By reversing this decision, the CCJ affirms that the interpretation of the term “former spouse” must be in keeping with Cap130A’s intention which is to broaden the class of persons who are entitled to protection under this Act. This decision also explicitly recognizes what we have long known about domestic violence – that abuse does not necessarily end with the ending of a relationship.
The Applicant in this case presented at the Magistrate’s Court for a protection order for herself and her child after they were both physically assaulted by her ex-partner who is also the child’s father. The Magistrate concluded, despite there having been a 21-month cohabitational relationship between the parties in the past, that she did not qualify as a former spouse under Cap130A and therefore could not obtain a protection order. Though it is unclear from the Court of Appeal’s decision at what point after the ending of a marriage or cohabitational relationship a woman ceased to be a former spouse, the majority were of the view that there needed to be something more than merely the existence of a previous relationship for the Applicant to be afforded protection under the Act.
The Court of Appeal’s ruling is a stark reminder of the obstacles we face at the societal level around the perception and understanding of domestic/gender-based violence. The right to protection is underpinned by an unhealthy fixation on the status of the victim as opposed to the perpetrator’s behaviour which will often only be admonished after the fact or when it is too late, that is to say when or if the victim experiences severe injury or death from physical violence. This is an unconscious bias which also underpins the drafting, interpretation, and application of Cap130A. For example, under Cap130A, parties to former visiting relationships (a relationship which does not involve living together) are currently regarded as not being entitled to the same protection as parties to former marriages or cohabitational relationships even though they are facing the same dangers.

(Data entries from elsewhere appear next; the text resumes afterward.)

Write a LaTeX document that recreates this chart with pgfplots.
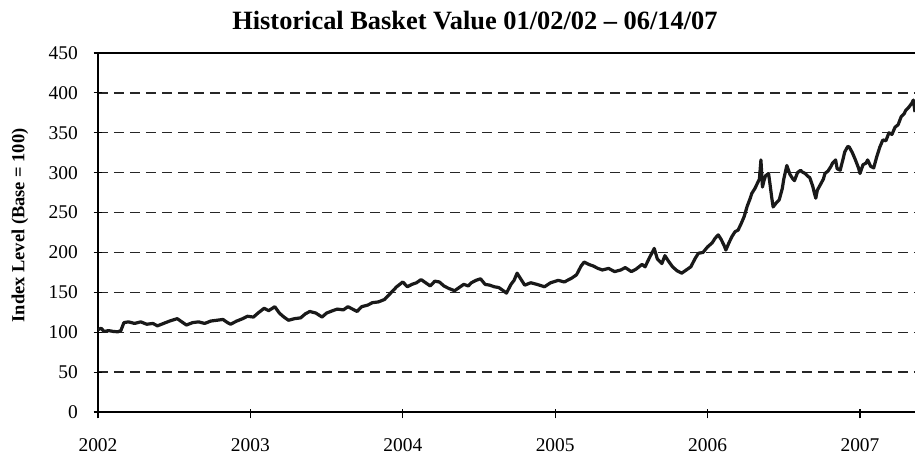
\documentclass[border=0pt]{standalone}
\usepackage{fontspec}
\setmainfont{Liberation Serif}
\usepackage{pgfplots}
\pgfplotsset{compat=1.18}

\begin{document}
\begin{tikzpicture}
\begin{axis}[
  scale only axis,
  width=817bp, height=359bp,
  xmin=2002, xmax=2007.361,
  ymin=0, ymax=450,
  axis lines*=left,
  axis line style={line width=1.3bp, black},
  xtick={2002,2003,2004,2005,2006,2007},
  ytick={0,50,...,450},
  tick align=center,
  major tick length=9bp,
  tick style={line width=1.2bp, black},
  x tick style={yshift=-2bp},
  ymajorgrids,
  major grid style={dash pattern=on 10bp off 6bp, line width=1.3bp, black!85},
  ticklabel style={font=\fontsize{19.5}{22}\selectfont},
  /pgf/number format/.cd, 1000 sep={}, assume math mode=true,
  /pgfplots/.cd,
  yticklabel style={anchor=east, inner sep=0pt, xshift=-15.5bp},
  xticklabel style={anchor=north, inner sep=0pt, yshift=-22bp},
  title={Historical Basket Value 01/02/02 -- 06/14/07},
  title style={font=\bfseries\fontsize{26.5}{30}\selectfont, at={(rel axis cs:0.4614,1)}, anchor=base, yshift=18bp},
  ylabel={Index Level (Base = 100)},
  ylabel style={font=\bfseries\fontsize{18.5}{20}\selectfont, at={(axis description cs:-0.0955,0.52)}, anchor=center},
]

% basket index
\addplot[black!90, line width=3.2bp, line join=round] coordinates {
  (2002.00,103) (2002.02,105) (2002.04,101) (2002.07,102) (2002.10,101)
  (2002.13,100.5) (2002.15,102) (2002.17,112) (2002.20,113) (2002.24,111)
  (2002.28,113) (2002.32,110) (2002.36,111) (2002.39,108) (2002.43,111)
  (2002.47,114) (2002.52,117) (2002.55,113) (2002.58,109) (2002.62,112)
  (2002.66,113) (2002.70,111) (2002.74,114) (2002.78,115) (2002.82,116)
  (2002.85,112) (2002.87,110) (2002.91,114) (2002.95,117) (2002.98,120)
  (2003.02,119) (2003.05,124) (2003.09,130) (2003.12,127) (2003.16,132)
  (2003.19,124) (2003.22,119) (2003.25,115) (2003.29,117) (2003.33,118)
  (2003.36,123) (2003.39,126) (2003.43,124) (2003.47,119) (2003.50,124)
  (2003.54,127) (2003.57,129) (2003.61,128) (2003.64,132) (2003.67,129)
  (2003.70,126) (2003.73,132) (2003.77,134) (2003.80,137) (2003.84,138)
  (2003.88,141) (2003.90,145) (2003.93,151) (2003.96,157) (2004.00,163)
  (2004.03,157) (2004.06,160) (2004.09,162) (2004.12,166) (2004.15,162)
  (2004.18,158) (2004.21,164) (2004.24,163) (2004.27,158) (2004.30,155)
  (2004.34,152) (2004.37,156) (2004.40,160) (2004.43,158) (2004.45,162)
  (2004.48,165) (2004.51,167) (2004.54,160) (2004.57,159) (2004.60,157)
  (2004.63,156) (2004.66,152) (2004.68,149) (2004.71,160) (2004.73,165)
  (2004.75,174) (2004.78,165) (2004.80,159) (2004.84,162) (2004.88,160)
  (2004.93,157) (2004.97,162) (2005.02,165) (2005.06,163) (2005.11,168)
  (2005.14,172) (2005.17,183) (2005.19,188) (2005.22,185) (2005.25,183)
  (2005.28,180) (2005.31,178) (2005.35,180) (2005.39,176) (2005.43,178)
  (2005.46,181) (2005.50,176) (2005.53,179) (2005.57,185) (2005.59,182)
  (2005.62,194) (2005.65,205) (2005.67,192) (2005.70,186) (2005.72,196)
  (2005.74,190) (2005.77,182) (2005.80,177) (2005.83,174) (2005.86,178)
  (2005.89,182) (2005.92,193) (2005.94,199) (2005.97,200) (2006.00,207)
  (2006.03,212) (2006.05,218) (2006.07,222) (2006.09,216) (2006.11,208)
  (2006.12,203) (2006.14,212) (2006.16,220) (2006.18,226) (2006.20,228)
  (2006.22,236) (2006.24,245) (2006.26,258) (2006.28,268) (2006.29,274)
  (2006.31,280) (2006.33,288) (2006.34,292) (2006.35,316) (2006.36,282)
  (2006.37,290) (2006.38,296) (2006.40,299) (2006.41,285) (2006.42,270)
  (2006.43,257) (2006.45,262) (2006.47,266) (2006.49,280) (2006.50,292)
  (2006.52,309) (2006.54,298) (2006.56,292) (2006.57,290) (2006.59,300)
  (2006.61,303) (2006.62,301) (2006.64,299) (2006.66,295) (2006.67,294)
  (2006.69,283) (2006.70,275) (2006.71,268) (2006.72,278) (2006.74,285)
  (2006.76,292) (2006.77,299) (2006.79,302) (2006.81,308) (2006.82,312)
  (2006.84,316) (2006.85,305) (2006.87,303) (2006.89,318) (2006.90,326)
  (2006.92,333) (2006.93,332) (2006.95,325) (2006.97,316) (2006.99,306)
  (2007.00,299) (2007.02,310) (2007.04,312) (2007.05,316) (2007.07,308)
  (2007.09,306) (2007.11,320) (2007.13,332) (2007.15,341) (2007.17,340)
  (2007.19,350) (2007.21,348) (2007.23,357) (2007.25,360) (2007.27,370)
  (2007.29,374) (2007.30,378) (2007.32,382) (2007.34,387) (2007.35,391)
  (2007.361,376)
};

\draw[line width=1.3bp, black] (rel axis cs:0,1) -- (rel axis cs:1,1);
\coordinate (bl) at (rel axis cs:0,0);
\coordinate (tr) at (rel axis cs:1,1);
\end{axis}
\pgfresetboundingbox
\useasboundingbox ([shift={(-98bp,-42bp)}]bl) rectangle ([shift={(0bp,53bp)}]tr);
\end{tikzpicture}
\end{document}
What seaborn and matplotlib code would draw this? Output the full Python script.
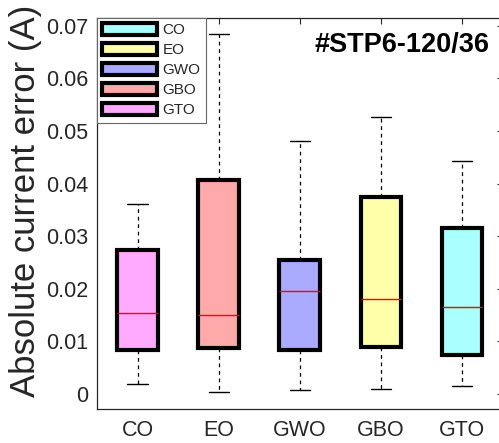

There is no doubt in my mind that this is an absurdity. It is an absurdity that attracted much discussion before the CCJ during the hearing of the appeal. As we eagerly await the CCJ’s written reasons, we remain cognizant that we are still barely scratching the tip of the iceberg in the fight against domestic violence. We anticipate that this decision will require the interpretation and application of Cap130A and similar legislation across the Caribbean in a way that underscores the fundamental human rights principles which underpin our Constitutions and will hopefully go a long way to bolster some much-needed confidence in the judicial system of victims of domestic violence.